**THE EXERCISE**
Go through the entries below and collect each line with the string "this" in it.

**RECORDS SHOWN**

::::

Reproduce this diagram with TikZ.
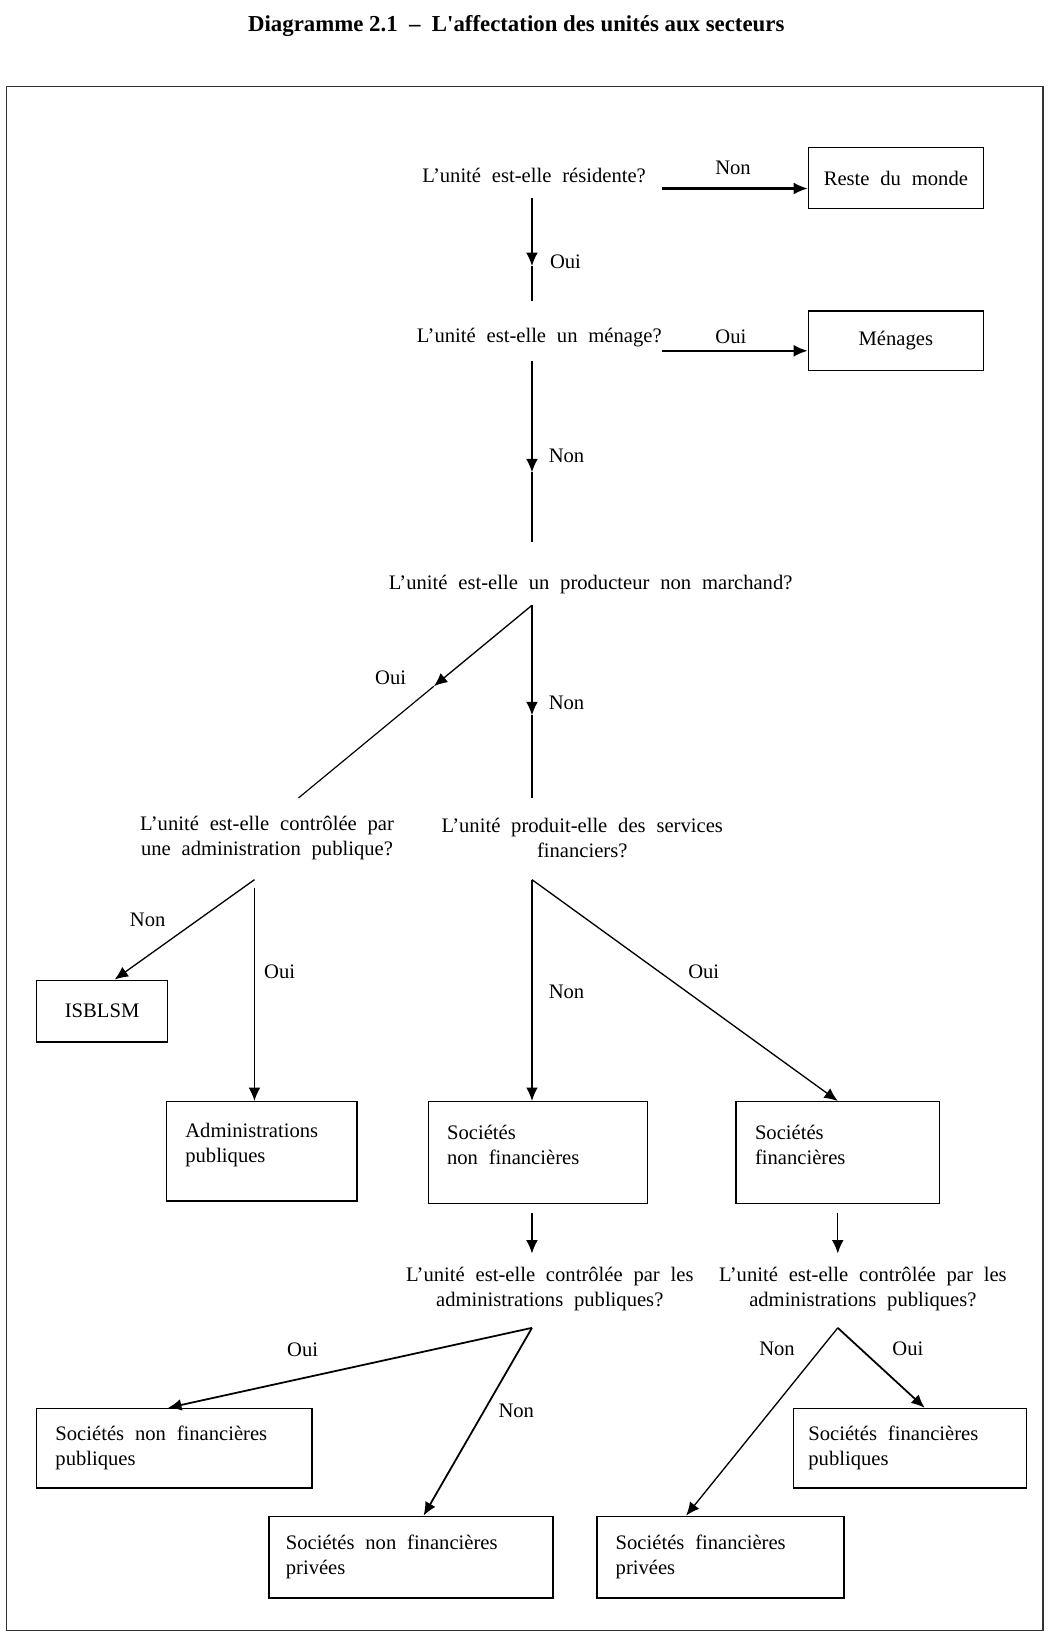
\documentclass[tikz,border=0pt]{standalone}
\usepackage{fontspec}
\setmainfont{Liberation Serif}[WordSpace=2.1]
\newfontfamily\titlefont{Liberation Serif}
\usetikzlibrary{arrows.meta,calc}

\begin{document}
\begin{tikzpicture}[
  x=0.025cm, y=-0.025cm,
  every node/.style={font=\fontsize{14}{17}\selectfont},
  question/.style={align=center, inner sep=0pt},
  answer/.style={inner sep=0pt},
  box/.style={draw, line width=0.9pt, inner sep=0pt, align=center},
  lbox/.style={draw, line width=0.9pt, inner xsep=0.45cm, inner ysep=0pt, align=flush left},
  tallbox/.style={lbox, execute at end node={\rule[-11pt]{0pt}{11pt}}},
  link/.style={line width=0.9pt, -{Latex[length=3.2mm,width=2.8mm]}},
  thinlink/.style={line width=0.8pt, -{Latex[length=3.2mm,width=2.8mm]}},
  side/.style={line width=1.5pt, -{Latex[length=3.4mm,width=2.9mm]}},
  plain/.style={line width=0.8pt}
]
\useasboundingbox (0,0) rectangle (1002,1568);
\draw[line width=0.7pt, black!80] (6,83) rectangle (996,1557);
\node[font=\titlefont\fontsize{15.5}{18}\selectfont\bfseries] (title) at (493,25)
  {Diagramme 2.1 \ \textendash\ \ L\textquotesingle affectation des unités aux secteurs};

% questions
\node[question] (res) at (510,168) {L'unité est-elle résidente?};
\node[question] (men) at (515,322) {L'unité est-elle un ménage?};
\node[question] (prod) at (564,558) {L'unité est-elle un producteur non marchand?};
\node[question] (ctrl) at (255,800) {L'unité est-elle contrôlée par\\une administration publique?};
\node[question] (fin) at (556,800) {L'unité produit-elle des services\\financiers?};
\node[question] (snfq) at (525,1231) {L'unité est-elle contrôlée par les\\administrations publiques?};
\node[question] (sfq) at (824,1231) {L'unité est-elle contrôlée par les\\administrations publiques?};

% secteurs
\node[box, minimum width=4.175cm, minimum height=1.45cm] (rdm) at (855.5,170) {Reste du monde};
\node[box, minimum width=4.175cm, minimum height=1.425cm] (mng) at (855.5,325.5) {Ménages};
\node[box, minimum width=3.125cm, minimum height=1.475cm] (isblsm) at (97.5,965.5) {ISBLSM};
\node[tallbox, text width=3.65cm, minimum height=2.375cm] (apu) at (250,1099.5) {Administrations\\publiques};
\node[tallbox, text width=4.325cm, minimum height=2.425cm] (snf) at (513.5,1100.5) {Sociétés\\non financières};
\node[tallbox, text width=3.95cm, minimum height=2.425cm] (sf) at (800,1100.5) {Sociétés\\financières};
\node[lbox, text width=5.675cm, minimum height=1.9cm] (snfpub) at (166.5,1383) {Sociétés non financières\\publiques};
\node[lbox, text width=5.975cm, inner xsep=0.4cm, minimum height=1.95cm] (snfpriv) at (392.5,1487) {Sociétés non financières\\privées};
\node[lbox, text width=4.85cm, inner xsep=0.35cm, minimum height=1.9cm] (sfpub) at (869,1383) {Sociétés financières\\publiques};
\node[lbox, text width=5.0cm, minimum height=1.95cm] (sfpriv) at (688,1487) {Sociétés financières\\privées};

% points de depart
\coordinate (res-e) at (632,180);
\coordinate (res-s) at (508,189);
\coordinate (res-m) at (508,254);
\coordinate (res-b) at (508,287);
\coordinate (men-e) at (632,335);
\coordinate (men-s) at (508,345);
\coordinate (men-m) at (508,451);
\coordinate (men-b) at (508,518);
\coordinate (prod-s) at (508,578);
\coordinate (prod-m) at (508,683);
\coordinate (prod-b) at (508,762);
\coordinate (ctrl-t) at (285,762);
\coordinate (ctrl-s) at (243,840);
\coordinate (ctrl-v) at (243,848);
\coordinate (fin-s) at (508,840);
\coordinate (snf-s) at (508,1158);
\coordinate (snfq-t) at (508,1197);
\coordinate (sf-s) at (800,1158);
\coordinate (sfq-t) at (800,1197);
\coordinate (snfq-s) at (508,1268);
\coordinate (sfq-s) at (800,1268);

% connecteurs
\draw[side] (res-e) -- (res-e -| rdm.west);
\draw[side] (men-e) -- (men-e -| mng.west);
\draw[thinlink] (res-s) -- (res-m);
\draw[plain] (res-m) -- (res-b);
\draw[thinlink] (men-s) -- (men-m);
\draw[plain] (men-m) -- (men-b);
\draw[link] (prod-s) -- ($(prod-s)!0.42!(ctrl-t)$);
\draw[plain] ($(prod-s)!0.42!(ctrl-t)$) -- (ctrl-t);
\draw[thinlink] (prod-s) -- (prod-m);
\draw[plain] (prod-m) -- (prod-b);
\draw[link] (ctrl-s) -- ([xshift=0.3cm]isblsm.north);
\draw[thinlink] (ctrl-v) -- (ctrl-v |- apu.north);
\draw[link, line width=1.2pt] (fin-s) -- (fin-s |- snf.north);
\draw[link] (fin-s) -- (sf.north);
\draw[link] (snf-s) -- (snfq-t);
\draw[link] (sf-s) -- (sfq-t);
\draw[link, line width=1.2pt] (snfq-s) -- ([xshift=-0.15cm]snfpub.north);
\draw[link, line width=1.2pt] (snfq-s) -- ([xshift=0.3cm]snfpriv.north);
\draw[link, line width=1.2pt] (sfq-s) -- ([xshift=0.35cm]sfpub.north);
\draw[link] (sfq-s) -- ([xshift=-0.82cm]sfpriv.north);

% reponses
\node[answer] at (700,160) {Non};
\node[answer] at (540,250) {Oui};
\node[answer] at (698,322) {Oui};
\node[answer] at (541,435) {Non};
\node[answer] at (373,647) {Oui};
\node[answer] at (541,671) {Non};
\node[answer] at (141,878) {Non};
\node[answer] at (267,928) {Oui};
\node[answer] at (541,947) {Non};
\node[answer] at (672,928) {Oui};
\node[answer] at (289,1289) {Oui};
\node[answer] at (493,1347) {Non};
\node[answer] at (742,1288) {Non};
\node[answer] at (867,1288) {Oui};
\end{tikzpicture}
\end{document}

::::

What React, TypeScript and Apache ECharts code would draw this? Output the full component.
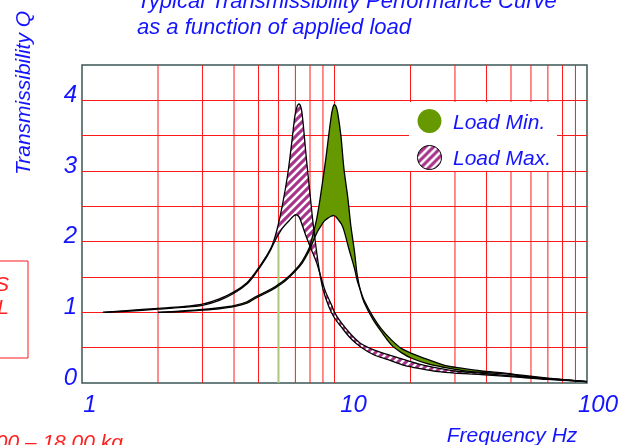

::::

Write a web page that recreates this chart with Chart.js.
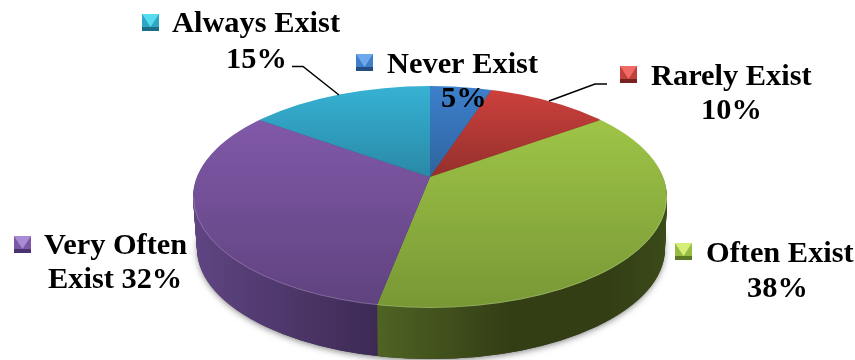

::::

**FINAL ANSWER**
Reproduce this diagram with TikZ.
What React, TypeScript and Apache ECharts code would draw this? Output the full component.
Write a web page that recreates this chart with Chart.js.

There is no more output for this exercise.